WHAT IS EXPECTED. Output the data word for word, dropping every image.

==========

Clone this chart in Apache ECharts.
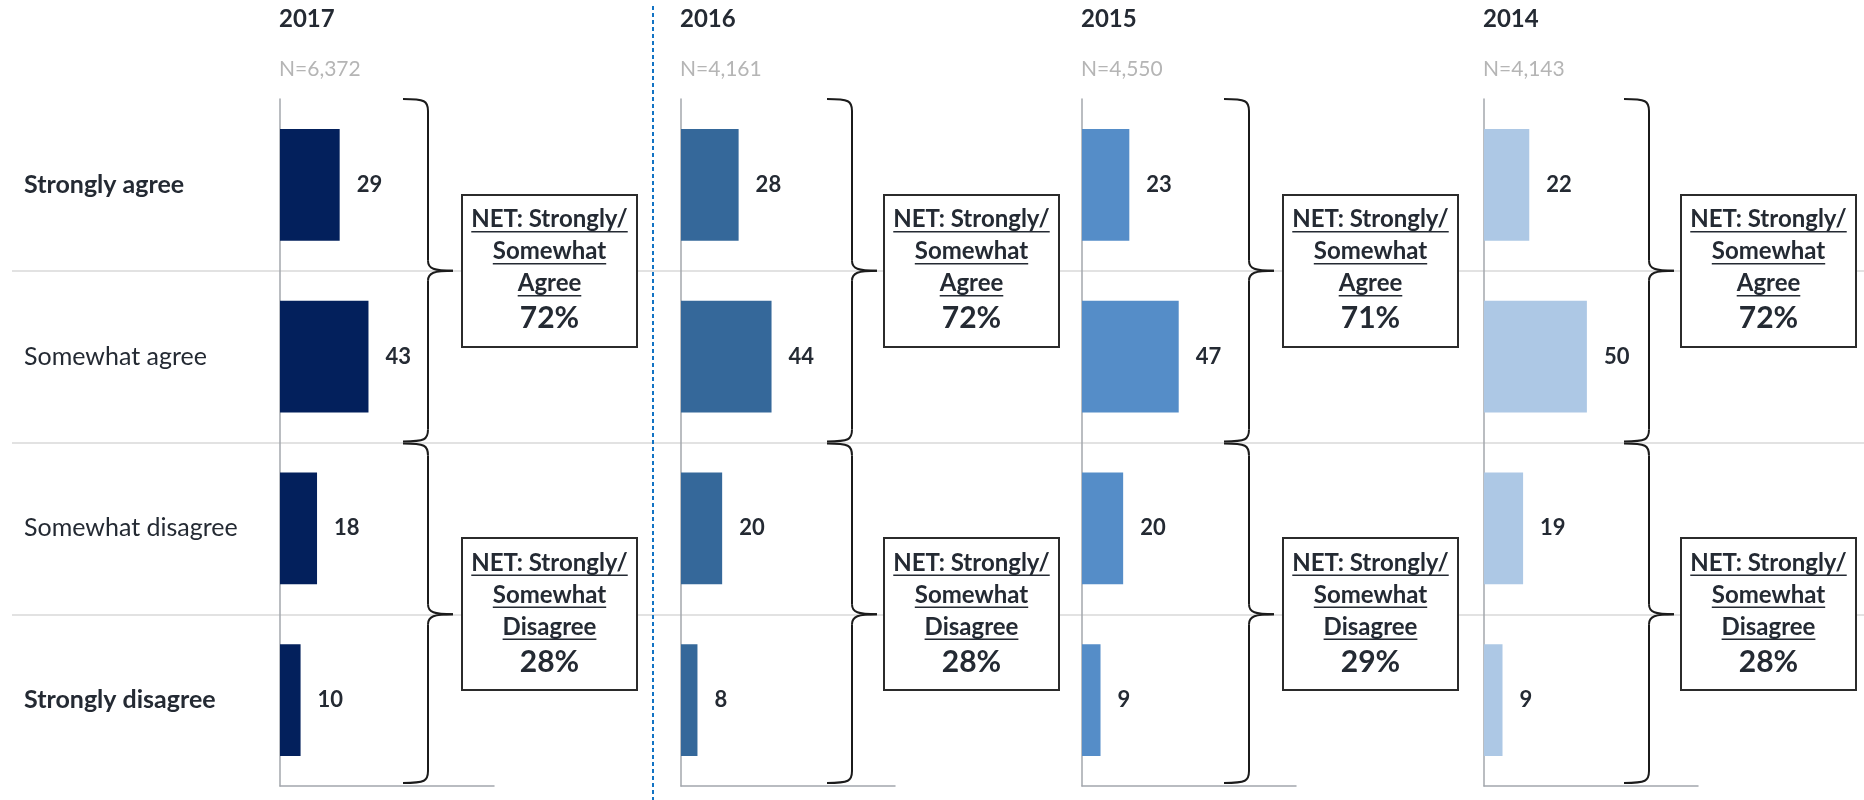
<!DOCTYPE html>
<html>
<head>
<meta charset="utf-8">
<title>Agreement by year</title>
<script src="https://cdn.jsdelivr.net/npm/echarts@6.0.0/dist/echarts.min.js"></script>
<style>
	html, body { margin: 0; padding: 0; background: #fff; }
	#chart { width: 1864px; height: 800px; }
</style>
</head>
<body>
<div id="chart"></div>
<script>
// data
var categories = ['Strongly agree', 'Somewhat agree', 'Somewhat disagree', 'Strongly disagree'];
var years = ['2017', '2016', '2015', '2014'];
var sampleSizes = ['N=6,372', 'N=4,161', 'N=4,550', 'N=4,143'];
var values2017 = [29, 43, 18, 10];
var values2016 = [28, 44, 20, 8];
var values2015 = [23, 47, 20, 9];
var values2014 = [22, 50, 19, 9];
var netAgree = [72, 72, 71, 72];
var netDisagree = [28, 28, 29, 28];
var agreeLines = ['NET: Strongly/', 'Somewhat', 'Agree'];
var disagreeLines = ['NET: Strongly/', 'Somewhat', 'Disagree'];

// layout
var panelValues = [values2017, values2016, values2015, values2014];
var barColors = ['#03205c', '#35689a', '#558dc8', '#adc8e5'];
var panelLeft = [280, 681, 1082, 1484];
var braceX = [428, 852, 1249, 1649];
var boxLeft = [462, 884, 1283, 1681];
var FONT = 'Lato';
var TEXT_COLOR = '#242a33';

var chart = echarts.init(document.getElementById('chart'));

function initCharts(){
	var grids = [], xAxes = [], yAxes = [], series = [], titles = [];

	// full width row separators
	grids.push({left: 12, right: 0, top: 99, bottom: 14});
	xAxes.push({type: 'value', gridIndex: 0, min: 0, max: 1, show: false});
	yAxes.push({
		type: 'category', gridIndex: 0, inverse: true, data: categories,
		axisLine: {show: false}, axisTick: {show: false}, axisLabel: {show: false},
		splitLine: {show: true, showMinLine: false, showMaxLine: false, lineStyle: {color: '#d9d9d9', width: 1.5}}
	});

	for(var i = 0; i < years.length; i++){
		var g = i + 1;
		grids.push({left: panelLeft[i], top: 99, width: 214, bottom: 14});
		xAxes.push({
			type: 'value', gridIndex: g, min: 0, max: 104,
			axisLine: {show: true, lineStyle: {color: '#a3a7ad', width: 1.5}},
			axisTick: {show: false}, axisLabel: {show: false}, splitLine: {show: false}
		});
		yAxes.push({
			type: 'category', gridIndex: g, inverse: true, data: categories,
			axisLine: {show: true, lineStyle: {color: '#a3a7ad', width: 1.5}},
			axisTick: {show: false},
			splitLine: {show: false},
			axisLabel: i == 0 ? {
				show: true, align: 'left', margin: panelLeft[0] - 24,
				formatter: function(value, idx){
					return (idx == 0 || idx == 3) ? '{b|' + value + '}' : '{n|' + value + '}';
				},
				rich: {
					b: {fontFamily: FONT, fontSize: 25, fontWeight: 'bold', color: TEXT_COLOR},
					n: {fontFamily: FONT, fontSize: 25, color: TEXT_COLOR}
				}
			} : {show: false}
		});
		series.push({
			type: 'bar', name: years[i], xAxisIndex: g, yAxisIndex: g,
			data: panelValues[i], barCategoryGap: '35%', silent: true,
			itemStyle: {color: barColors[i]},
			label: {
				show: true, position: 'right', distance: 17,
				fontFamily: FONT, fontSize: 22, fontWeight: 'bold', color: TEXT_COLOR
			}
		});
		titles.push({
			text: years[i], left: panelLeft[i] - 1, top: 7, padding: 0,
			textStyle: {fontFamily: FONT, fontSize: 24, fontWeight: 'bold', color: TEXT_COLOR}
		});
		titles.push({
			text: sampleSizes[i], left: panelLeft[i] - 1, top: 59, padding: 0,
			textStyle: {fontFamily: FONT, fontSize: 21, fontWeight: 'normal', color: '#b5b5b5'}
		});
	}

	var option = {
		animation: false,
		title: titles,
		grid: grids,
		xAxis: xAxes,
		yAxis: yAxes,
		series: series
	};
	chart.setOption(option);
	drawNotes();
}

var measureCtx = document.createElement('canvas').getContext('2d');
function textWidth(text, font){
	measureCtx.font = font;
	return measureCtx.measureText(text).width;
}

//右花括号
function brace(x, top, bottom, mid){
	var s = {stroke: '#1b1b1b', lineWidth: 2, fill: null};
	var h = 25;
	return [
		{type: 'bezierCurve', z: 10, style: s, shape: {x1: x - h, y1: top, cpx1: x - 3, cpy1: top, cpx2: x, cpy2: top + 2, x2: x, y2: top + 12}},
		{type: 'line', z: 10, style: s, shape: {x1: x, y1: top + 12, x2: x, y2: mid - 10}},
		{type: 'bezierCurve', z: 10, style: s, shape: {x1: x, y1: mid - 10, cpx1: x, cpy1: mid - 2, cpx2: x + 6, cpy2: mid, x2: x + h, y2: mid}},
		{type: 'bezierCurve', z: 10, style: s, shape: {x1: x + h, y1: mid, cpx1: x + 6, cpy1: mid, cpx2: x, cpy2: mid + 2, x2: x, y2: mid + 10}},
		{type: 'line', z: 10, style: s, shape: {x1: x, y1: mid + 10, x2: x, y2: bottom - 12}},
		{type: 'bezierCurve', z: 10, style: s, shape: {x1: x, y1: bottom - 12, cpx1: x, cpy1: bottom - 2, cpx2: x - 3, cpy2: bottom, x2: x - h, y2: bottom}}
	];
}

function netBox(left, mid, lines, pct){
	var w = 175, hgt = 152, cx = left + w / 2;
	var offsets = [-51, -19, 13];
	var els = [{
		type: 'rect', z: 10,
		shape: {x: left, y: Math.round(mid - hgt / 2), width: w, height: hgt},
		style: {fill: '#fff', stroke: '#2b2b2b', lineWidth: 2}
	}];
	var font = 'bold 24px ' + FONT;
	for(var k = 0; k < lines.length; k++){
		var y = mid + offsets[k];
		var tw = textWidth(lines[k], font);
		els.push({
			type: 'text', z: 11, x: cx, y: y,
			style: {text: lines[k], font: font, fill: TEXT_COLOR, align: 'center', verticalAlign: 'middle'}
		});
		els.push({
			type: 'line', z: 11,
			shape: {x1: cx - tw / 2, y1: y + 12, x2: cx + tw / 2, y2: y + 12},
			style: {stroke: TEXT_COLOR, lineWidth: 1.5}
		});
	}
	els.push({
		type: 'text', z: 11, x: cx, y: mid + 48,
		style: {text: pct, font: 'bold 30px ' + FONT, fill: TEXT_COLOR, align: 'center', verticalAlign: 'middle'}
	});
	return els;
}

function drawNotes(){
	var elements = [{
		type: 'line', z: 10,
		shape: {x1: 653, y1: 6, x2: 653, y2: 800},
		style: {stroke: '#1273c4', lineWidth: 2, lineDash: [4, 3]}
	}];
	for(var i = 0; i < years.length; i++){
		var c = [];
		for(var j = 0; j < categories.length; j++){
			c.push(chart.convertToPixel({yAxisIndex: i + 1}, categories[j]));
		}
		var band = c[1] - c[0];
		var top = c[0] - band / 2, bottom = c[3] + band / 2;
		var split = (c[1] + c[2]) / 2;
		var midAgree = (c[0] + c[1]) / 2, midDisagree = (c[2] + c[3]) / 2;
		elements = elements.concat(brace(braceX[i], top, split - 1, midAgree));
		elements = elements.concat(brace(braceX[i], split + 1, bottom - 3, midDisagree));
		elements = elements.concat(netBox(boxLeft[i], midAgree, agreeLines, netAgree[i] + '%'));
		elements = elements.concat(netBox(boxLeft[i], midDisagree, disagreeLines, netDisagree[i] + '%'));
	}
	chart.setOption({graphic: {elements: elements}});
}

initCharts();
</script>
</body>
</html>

==========

CORRECT RESULT.
Clone this chart in Apache ECharts.
<!DOCTYPE html>
<html>
<head>
<meta charset="utf-8">
<title>Agreement by year</title>
<script src="https://cdn.jsdelivr.net/npm/echarts@6.0.0/dist/echarts.min.js"></script>
<style>
	html, body { margin: 0; padding: 0; background: #fff; }
	#chart { width: 1864px; height: 800px; }
</style>
</head>
<body>
<div id="chart"></div>
<script>
// data
var categories = ['Strongly agree', 'Somewhat agree', 'Somewhat disagree', 'Strongly disagree'];
var years = ['2017', '2016', '2015', '2014'];
var sampleSizes = ['N=6,372', 'N=4,161', 'N=4,550', 'N=4,143'];
var values2017 = [29, 43, 18, 10];
var values2016 = [28, 44, 20, 8];
var values2015 = [23, 47, 20, 9];
var values2014 = [22, 50, 19, 9];
var netAgree = [72, 72, 71, 72];
var netDisagree = [28, 28, 29, 28];
var agreeLines = ['NET: Strongly/', 'Somewhat', 'Agree'];
var disagreeLines = ['NET: Strongly/', 'Somewhat', 'Disagree'];

// layout
var panelValues = [values2017, values2016, values2015, values2014];
var barColors = ['#03205c', '#35689a', '#558dc8', '#adc8e5'];
var panelLeft = [280, 681, 1082, 1484];
var braceX = [428, 852, 1249, 1649];
var boxLeft = [462, 884, 1283, 1681];
var FONT = 'Lato';
var TEXT_COLOR = '#242a33';

var chart = echarts.init(document.getElementById('chart'));

function initCharts(){
	var grids = [], xAxes = [], yAxes = [], series = [], titles = [];

	// full width row separators
	grids.push({left: 12, right: 0, top: 99, bottom: 14});
	xAxes.push({type: 'value', gridIndex: 0, min: 0, max: 1, show: false});
	yAxes.push({
		type: 'category', gridIndex: 0, inverse: true, data: categories,
		axisLine: {show: false}, axisTick: {show: false}, axisLabel: {show: false},
		splitLine: {show: true, showMinLine: false, showMaxLine: false, lineStyle: {color: '#d9d9d9', width: 1.5}}
	});

	for(var i = 0; i < years.length; i++){
		var g = i + 1;
		grids.push({left: panelLeft[i], top: 99, width: 214, bottom: 14});
		xAxes.push({
			type: 'value', gridIndex: g, min: 0, max: 104,
			axisLine: {show: true, lineStyle: {color: '#a3a7ad', width: 1.5}},
			axisTick: {show: false}, axisLabel: {show: false}, splitLine: {show: false}
		});
		yAxes.push({
			type: 'category', gridIndex: g, inverse: true, data: categories,
			axisLine: {show: true, lineStyle: {color: '#a3a7ad', width: 1.5}},
			axisTick: {show: false},
			splitLine: {show: false},
			axisLabel: i == 0 ? {
				show: true, align: 'left', margin: panelLeft[0] - 24,
				formatter: function(value, idx){
					return (idx == 0 || idx == 3) ? '{b|' + value + '}' : '{n|' + value + '}';
				},
				rich: {
					b: {fontFamily: FONT, fontSize: 25, fontWeight: 'bold', color: TEXT_COLOR},
					n: {fontFamily: FONT, fontSize: 25, color: TEXT_COLOR}
				}
			} : {show: false}
		});
		series.push({
			type: 'bar', name: years[i], xAxisIndex: g, yAxisIndex: g,
			data: panelValues[i], barCategoryGap: '35%', silent: true,
			itemStyle: {color: barColors[i]},
			label: {
				show: true, position: 'right', distance: 17,
				fontFamily: FONT, fontSize: 22, fontWeight: 'bold', color: TEXT_COLOR
			}
		});
		titles.push({
			text: years[i], left: panelLeft[i] - 1, top: 7, padding: 0,
			textStyle: {fontFamily: FONT, fontSize: 24, fontWeight: 'bold', color: TEXT_COLOR}
		});
		titles.push({
			text: sampleSizes[i], left: panelLeft[i] - 1, top: 59, padding: 0,
			textStyle: {fontFamily: FONT, fontSize: 21, fontWeight: 'normal', color: '#b5b5b5'}
		});
	}

	var option = {
		animation: false,
		title: titles,
		grid: grids,
		xAxis: xAxes,
		yAxis: yAxes,
		series: series
	};
	chart.setOption(option);
	drawNotes();
}

var measureCtx = document.createElement('canvas').getContext('2d');
function textWidth(text, font){
	measureCtx.font = font;
	return measureCtx.measureText(text).width;
}

//右花括号
function brace(x, top, bottom, mid){
	var s = {stroke: '#1b1b1b', lineWidth: 2, fill: null};
	var h = 25;
	return [
		{type: 'bezierCurve', z: 10, style: s, shape: {x1: x - h, y1: top, cpx1: x - 3, cpy1: top, cpx2: x, cpy2: top + 2, x2: x, y2: top + 12}},
		{type: 'line', z: 10, style: s, shape: {x1: x, y1: top + 12, x2: x, y2: mid - 10}},
		{type: 'bezierCurve', z: 10, style: s, shape: {x1: x, y1: mid - 10, cpx1: x, cpy1: mid - 2, cpx2: x + 6, cpy2: mid, x2: x + h, y2: mid}},
		{type: 'bezierCurve', z: 10, style: s, shape: {x1: x + h, y1: mid, cpx1: x + 6, cpy1: mid, cpx2: x, cpy2: mid + 2, x2: x, y2: mid + 10}},
		{type: 'line', z: 10, style: s, shape: {x1: x, y1: mid + 10, x2: x, y2: bottom - 12}},
		{type: 'bezierCurve', z: 10, style: s, shape: {x1: x, y1: bottom - 12, cpx1: x, cpy1: bottom - 2, cpx2: x - 3, cpy2: bottom, x2: x - h, y2: bottom}}
	];
}

function netBox(left, mid, lines, pct){
	var w = 175, hgt = 152, cx = left + w / 2;
	var offsets = [-51, -19, 13];
	var els = [{
		type: 'rect', z: 10,
		shape: {x: left, y: Math.round(mid - hgt / 2), width: w, height: hgt},
		style: {fill: '#fff', stroke: '#2b2b2b', lineWidth: 2}
	}];
	var font = 'bold 24px ' + FONT;
	for(var k = 0; k < lines.length; k++){
		var y = mid + offsets[k];
		var tw = textWidth(lines[k], font);
		els.push({
			type: 'text', z: 11, x: cx, y: y,
			style: {text: lines[k], font: font, fill: TEXT_COLOR, align: 'center', verticalAlign: 'middle'}
		});
		els.push({
			type: 'line', z: 11,
			shape: {x1: cx - tw / 2, y1: y + 12, x2: cx + tw / 2, y2: y + 12},
			style: {stroke: TEXT_COLOR, lineWidth: 1.5}
		});
	}
	els.push({
		type: 'text', z: 11, x: cx, y: mid + 48,
		style: {text: pct, font: 'bold 30px ' + FONT, fill: TEXT_COLOR, align: 'center', verticalAlign: 'middle'}
	});
	return els;
}

function drawNotes(){
	var elements = [{
		type: 'line', z: 10,
		shape: {x1: 653, y1: 6, x2: 653, y2: 800},
		style: {stroke: '#1273c4', lineWidth: 2, lineDash: [4, 3]}
	}];
	for(var i = 0; i < years.length; i++){
		var c = [];
		for(var j = 0; j < categories.length; j++){
			c.push(chart.convertToPixel({yAxisIndex: i + 1}, categories[j]));
		}
		var band = c[1] - c[0];
		var top = c[0] - band / 2, bottom = c[3] + band / 2;
		var split = (c[1] + c[2]) / 2;
		var midAgree = (c[0] + c[1]) / 2, midDisagree = (c[2] + c[3]) / 2;
		elements = elements.concat(brace(braceX[i], top, split - 1, midAgree));
		elements = elements.concat(brace(braceX[i], split + 1, bottom - 3, midDisagree));
		elements = elements.concat(netBox(boxLeft[i], midAgree, agreeLines, netAgree[i] + '%'));
		elements = elements.concat(netBox(boxLeft[i], midDisagree, disagreeLines, netDisagree[i] + '%'));
	}
	chart.setOption({graphic: {elements: elements}});
}

initCharts();
</script>
</body>
</html>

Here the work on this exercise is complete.